When using regularization, we just define \(J_{train}(\theta)\) as the unregularized cost function:

\[J_{train}(\theta) = \frac{1}{2m} \sum\limits_{i=1}^m (h_\theta(x^{(i)}) - y^{(i)})^2\]

Similarly we define \(J_{cv}(\theta)\) and \(J_{test}(\theta)\) as the unregularized cost functions.

To select the value of the parameter \(\lambda\) for the regularization we could build hypothesis with different values of \(\lambda\) (0, 0.01, 0.02, 0.04, 0.08, …, 10) from the train set. then we evaluate \(J_{cv}(\theta)\) for each of those hypothesis, and we select the one with the smallest error. Then to get an estimate of the actual error, we compute \(J_{test}(\theta)\).

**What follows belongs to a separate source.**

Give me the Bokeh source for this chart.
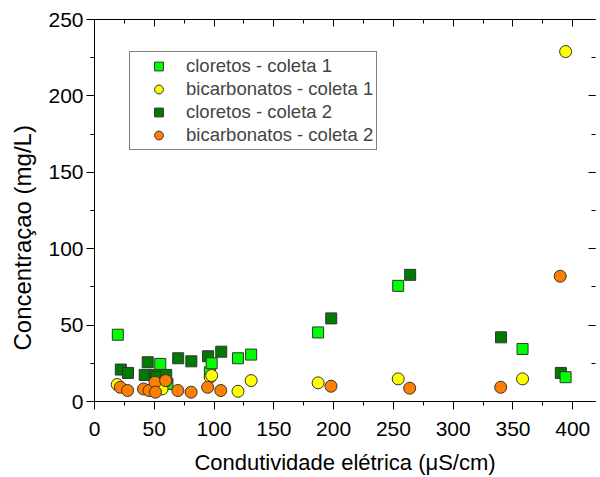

To draw the learning curves we will draw the values of \(J_{train}(\theta)\) and \(J_{cv}(\theta)\) (using the unregularized versions) as a function of m (eg. the training set size).
We have to artificially reduce the training set size.
If the training set size is small then the value of \(J_{train}(\theta)\) is going to be small too, then this value will increase when the training set size increases.
For the cross validation error, \(J_{cv}(\theta)\), its value will tend to decrease when the size of the training set increases.

When we have an high bias issue, we will find that the curves for \(J_{train}(\theta)\) and \(J_{cv}(\theta)\) are very close for high values of the training set size and the error value is very high.
We can notice that when we have high bias, getting more training data will not help as the value of \(J_{cv}(\theta)\) will still plateau at an high error value.
When we have an high variance issue, we will find that the curves for \(J_{train}(\theta)\) and \(J_{cv}(\theta)\) are far apart (eg. there is a large gap between them).
In an high variance settings getting more training data may actually be a good idea.

Get more training examples -> Helps to fix high variance issue.
Try smaller sets of features -> Helps to fix high variance issue.
Try getting additional features -> Helps fix high bias issue.
Try adding polynomial features -> Helps fix high bias issue.
Try decreasing \(\lambda\) -> Helps fix high bias issue.
Try increasing \(\lambda\) -> Helps fix high variance issue.

To select the number of hidden layers in a neural network, one option is to training different NNs and then select the one that perform the best on the cross validation set.